The many gadget manufacturers working on concepts for bendable cell phones, as well as solar technology companies will be excited to hear about this breakthrough. Muhammad Iftekhar Shams and colleagues at Kyoto University in Japan have figured out how to make a crab shell turn transparent, which actually holds the key to improving the technology behind displays, solar cells and yep, bendable screens for devices like cell phones and tablets.
Arstechnica writes that the team used a dead crab and "treated its body to a brew of acids and chemicals. Hydrochloric acid, sodium hydroxide and ethanol stripped the body of minerals, proteins, lipids, fats and pigments. This left a crab shell made entirely of translucent chitin. Chitin is a long-chain polymer that is the main component of crustacean exoskeletons. Finally, the shell was immersed in an acrylic resin monomer. Polymerisation kicked in (monomer molecules react together to form polymer chains), and the team ended up with a perfect, ghostly recreation of a crab, only now completely see-through."
The scientists then took chitin, crushed it and spread it into a nanocomposite sheet, treated with acrylic resin monomer and Voila! A transparent panel that maintains its stability even when heated, which makes it perfect for electronic devices and even solar cells.
The Royal Society of Chemistry reports, "[The team] measured the sheets' light transmittance over a range of wavelengths and temperatures.
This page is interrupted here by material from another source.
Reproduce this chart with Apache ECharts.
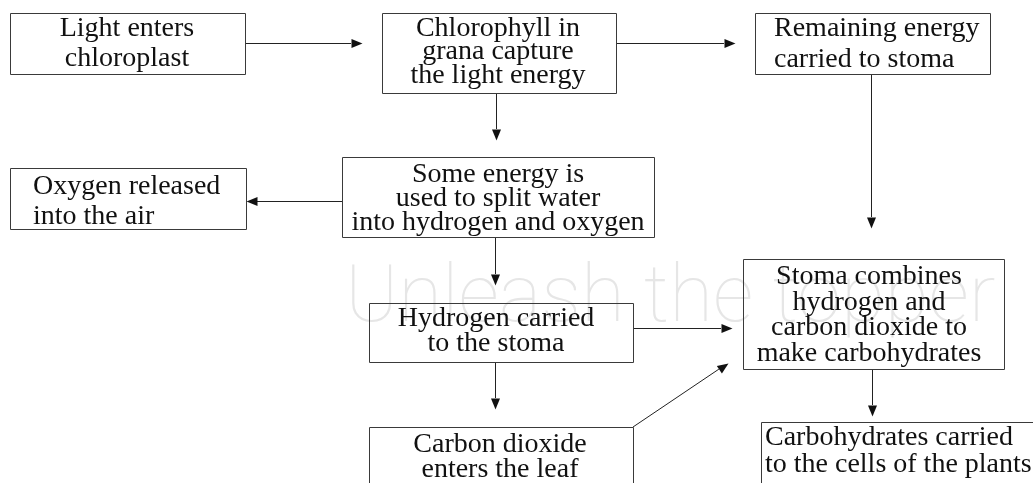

Current composite technologies, such as glass-fibre epoxy composites, show decreases in transmittance of up to 65 per cent as the temperature is increased to 100°C. However, the chitin-powder composite shows virtually no decrease in light transmittance at temperatures of up to 80°C."
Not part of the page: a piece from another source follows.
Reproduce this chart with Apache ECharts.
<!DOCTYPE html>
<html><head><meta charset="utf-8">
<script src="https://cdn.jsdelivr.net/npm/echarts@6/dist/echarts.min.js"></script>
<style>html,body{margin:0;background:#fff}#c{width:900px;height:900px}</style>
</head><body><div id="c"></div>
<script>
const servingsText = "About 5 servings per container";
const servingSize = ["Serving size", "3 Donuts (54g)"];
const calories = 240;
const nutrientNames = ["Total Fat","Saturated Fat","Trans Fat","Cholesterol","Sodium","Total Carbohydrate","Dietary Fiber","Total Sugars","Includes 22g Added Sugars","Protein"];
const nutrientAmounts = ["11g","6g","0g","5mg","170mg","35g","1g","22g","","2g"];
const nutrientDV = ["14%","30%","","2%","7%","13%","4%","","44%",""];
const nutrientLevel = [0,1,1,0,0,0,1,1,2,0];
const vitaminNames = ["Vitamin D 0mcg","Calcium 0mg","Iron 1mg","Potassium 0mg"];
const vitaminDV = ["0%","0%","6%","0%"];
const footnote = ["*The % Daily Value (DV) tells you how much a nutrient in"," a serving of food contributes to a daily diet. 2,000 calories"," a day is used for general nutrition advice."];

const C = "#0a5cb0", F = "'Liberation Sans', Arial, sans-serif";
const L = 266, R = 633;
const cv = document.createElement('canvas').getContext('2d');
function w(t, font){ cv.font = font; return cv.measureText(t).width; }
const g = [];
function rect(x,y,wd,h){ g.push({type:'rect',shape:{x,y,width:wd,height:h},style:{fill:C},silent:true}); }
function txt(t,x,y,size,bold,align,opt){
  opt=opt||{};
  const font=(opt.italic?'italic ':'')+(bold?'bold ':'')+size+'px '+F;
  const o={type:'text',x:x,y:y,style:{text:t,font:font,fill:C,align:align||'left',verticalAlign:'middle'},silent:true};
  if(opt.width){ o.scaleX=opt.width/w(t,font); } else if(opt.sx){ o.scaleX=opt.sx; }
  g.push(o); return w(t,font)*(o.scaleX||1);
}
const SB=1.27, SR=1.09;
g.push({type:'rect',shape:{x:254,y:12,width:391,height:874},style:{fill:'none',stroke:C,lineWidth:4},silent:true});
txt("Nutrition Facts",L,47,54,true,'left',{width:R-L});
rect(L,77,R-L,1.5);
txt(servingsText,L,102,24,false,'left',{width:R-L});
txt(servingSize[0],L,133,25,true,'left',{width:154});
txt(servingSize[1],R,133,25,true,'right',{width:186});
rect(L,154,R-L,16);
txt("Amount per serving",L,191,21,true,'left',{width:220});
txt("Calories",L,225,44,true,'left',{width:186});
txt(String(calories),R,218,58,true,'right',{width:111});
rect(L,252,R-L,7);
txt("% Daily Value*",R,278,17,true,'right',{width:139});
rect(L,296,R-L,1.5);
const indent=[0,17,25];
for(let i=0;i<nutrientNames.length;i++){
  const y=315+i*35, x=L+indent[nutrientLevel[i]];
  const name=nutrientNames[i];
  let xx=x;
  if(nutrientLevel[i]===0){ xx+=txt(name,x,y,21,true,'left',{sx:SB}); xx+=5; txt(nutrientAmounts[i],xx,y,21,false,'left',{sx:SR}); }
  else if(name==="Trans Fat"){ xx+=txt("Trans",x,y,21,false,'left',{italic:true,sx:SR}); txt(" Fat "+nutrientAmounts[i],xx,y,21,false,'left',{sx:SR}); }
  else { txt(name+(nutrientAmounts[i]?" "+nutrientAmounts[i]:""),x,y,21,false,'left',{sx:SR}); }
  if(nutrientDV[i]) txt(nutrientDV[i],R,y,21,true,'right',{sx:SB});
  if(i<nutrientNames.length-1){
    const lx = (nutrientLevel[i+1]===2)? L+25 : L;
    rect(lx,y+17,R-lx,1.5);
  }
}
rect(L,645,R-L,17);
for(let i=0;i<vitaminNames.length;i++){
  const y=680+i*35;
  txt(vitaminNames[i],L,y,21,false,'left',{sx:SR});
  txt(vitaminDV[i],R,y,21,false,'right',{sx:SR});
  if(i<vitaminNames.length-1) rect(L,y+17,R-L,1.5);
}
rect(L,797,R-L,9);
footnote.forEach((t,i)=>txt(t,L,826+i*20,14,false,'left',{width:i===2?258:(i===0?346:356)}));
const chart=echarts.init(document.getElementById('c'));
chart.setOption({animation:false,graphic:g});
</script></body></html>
Because the main ingredient is chitin, this leaves open the possibility of using waste from processing plants that shell crustaceans like lobster, shrimp and crab. Also, Arstechnica notes that chitin is also available from "cell walls of fungi, the exoskeletons of arthropods and insects, the tongue-like radulas of mollusks, and the beaks of cephalopods."
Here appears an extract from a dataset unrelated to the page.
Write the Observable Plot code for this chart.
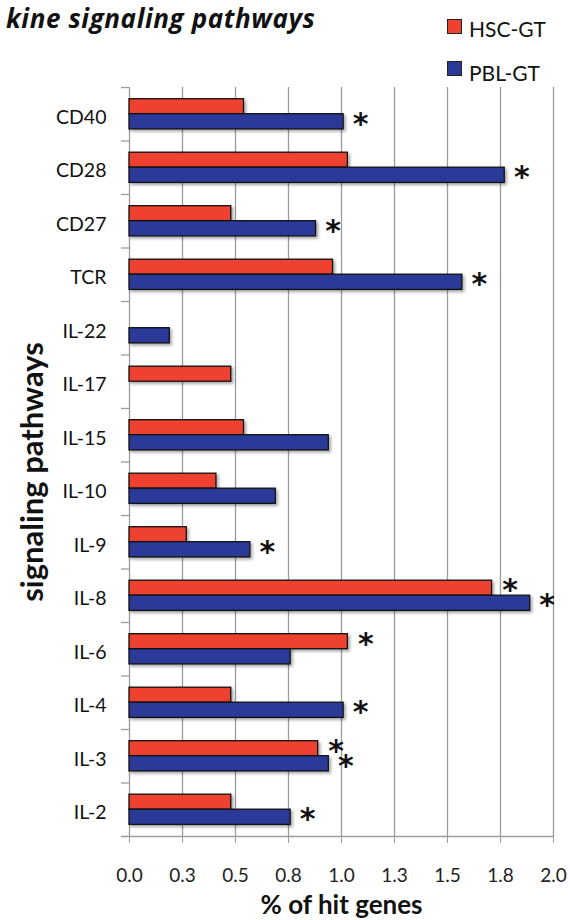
<!DOCTYPE html>
<html>
<head>
<meta charset="utf-8">
<script src="https://cdn.jsdelivr.net/npm/d3@7"></script>
<script src="https://cdn.jsdelivr.net/npm/@observablehq/plot@0.6"></script>
<style>
  html, body { margin: 0; padding: 0; background: #fff; }
  #wrap { position: relative; width: 570px; height: 920px; overflow: hidden; font-family: Lato, sans-serif; }
  #title { position: absolute; left: 6px; top: 0px; font-family: "Open Sans", sans-serif; font-size: 26px; line-height: 36px; letter-spacing: 0.6px; font-weight: bold; font-style: italic; color: #111; white-space: nowrap; }
  .sw { position: absolute; left: 447px; width: 13px; height: 13px; border: 1.5px solid #222; }
  .lt { position: absolute; left: 469px; font-size: 21px; line-height: 21px; color: #111; white-space: nowrap; }
  #chart { position: absolute; left: 0; top: 0; }
  g[aria-label="bar"] { filter: drop-shadow(2px 2px 1.5px rgba(0,0,0,0.35)); }
</style>
</head>
<body>
<div id="wrap">
  <div id="chart"></div>
  <div id="title">kine signaling pathways</div>
  <div id="legend"></div>
</div>
<script>
const categories = ["CD40","CD28","CD27","TCR","IL-22","IL-17","IL-15","IL-10","IL-9","IL-8","IL-6","IL-4","IL-3","IL-2"];
const hscValues = [0.54, 1.03, 0.48, 0.96, 0, 0.48, 0.54, 0.41, 0.27, 1.71, 1.03, 0.48, 0.89, 0.48];
const pblValues = [1.01, 1.77, 0.88, 1.57, 0.19, 0, 0.94, 0.69, 0.57, 1.89, 0.76, 1.01, 0.94, 0.76];
const hscSignificant = [false,false,false,false,false,false,false,false,false,true,true,false,true,false];
const pblSignificant = [true,true,true,true,false,false,false,false,true,true,false,true,true,true];
const seriesNames = ["HSC-GT","PBL-GT"];
const seriesColors = ["#ee4130","#2b3a98"];
const xTickValues = [0, 0.25, 0.5, 0.75, 1, 1.25, 1.5, 1.75, 2];
const xTickLabels = ["0.0","0.3","0.5","0.8","1.0","1.3","1.5","1.8","2.0"];
const xTitle = "% of hit genes";
const yTitle = "signaling pathways";

const W = 570, H = 920, mT = 87, mB = 84, mL = 129, mR = 17;
const step = (H - mT - mB) / categories.length;

const hscRows = categories.map((c, i) => ({pathway: c, value: hscValues[i], sig: hscSignificant[i]}));
const pblRows = categories.map((c, i) => ({pathway: c, value: pblValues[i], sig: pblSignificant[i]}));

const chart = Plot.plot({
  width: W, height: H,
  marginTop: mT, marginBottom: mB, marginLeft: mL, marginRight: mR,
  style: {fontFamily: "Lato, sans-serif", background: "white", overflow: "visible"},
  x: {domain: [0, 2]},
  y: {type: "band", domain: categories, paddingInner: 0, paddingOuter: 0, round: false},
  marks: [
    Plot.gridX(xTickValues.slice(1), {stroke: "#9c9c9c", strokeOpacity: 1, strokeWidth: 1.3}),
    Plot.ruleX([0], {stroke: "#9c9c9c", strokeWidth: 1.3}),
    Plot.ruleY(categories, {y: d => d, x1: -0.038, x2: 0, dy: -step / 2, stroke: "#9c9c9c", strokeWidth: 1.3}),
    Plot.ruleY([categories[categories.length - 1]], {y: d => d, x1: -0.038, x2: 2, dy: step / 2, stroke: "#9c9c9c", strokeWidth: 1.3}),
    Plot.barX(hscRows.filter(d => d.value > 0), {x: "value", y: "pathway", fill: seriesColors[0], stroke: "#111", strokeWidth: 1.3, insetTop: 11.7, insetBottom: step - 26.7}),
    Plot.barX(pblRows.filter(d => d.value > 0), {x: "value", y: "pathway", fill: seriesColors[1], stroke: "#111", strokeWidth: 1.3, insetTop: 26.7, insetBottom: step - 41.9}),
    Plot.text(hscRows.filter(d => d.sig), {x: "value", y: "pathway", text: () => "*", dx: 18, dy: -5, fontSize: 30, fontWeight: "bold", fontFamily: "DejaVu Sans", fill: "#111"}),
    Plot.text(pblRows.filter(d => d.sig), {x: "value", y: "pathway", text: () => "*", dx: 17, dy: 10, fontSize: 30, fontWeight: "bold", fontFamily: "DejaVu Sans", fill: "#111"}),
    Plot.axisX({ticks: xTickValues, tickFormat: d => xTickLabels[xTickValues.indexOf(d)], tickSize: 7, tickPadding: 25, fontSize: 19, stroke: "#9c9c9c", fill: "#222", label: null}),
    Plot.axisY({tickSize: 0, tickPadding: 23, fontSize: 19.5, fill: "#111", dy: 3, label: null}),
    Plot.text([xTitle], {frameAnchor: "bottom", dy: 77, fontSize: 26, fontWeight: "bold", fill: "#111"}),
    Plot.text([yTitle], {frameAnchor: "left", textAnchor: "middle", rotate: -90, dx: -96, dy: 10, fontSize: 31, fontWeight: "bold", fill: "#111"})
  ]
});
document.getElementById("chart").appendChild(chart);

const legend = document.getElementById("legend");
const swTops = [19, 61];
const textTops = [18, 61.5];
seriesNames.forEach((name, i) => {
  const sw = document.createElement("div");
  sw.className = "sw";
  sw.style.top = swTops[i] + "px";
  sw.style.background = seriesColors[i];
  legend.appendChild(sw);
  const t = document.createElement("div");
  t.className = "lt";
  t.style.top = textTops[i] + "px";
  t.textContent = name;
  legend.appendChild(t);
});
</script>
</body>
</html>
The material is an exciting possibility for improved solar panels, and perhaps more durable, less expensive displays -- but using crustaceans may have its downsides considering ocean acidification may be changing the way shells grow, causing some to dissolve and others to thicken. It's interesting to see a new link between electronics technology and ocean acidification, and that link may strengthen if this technology ends up being used by gadget manufacturers.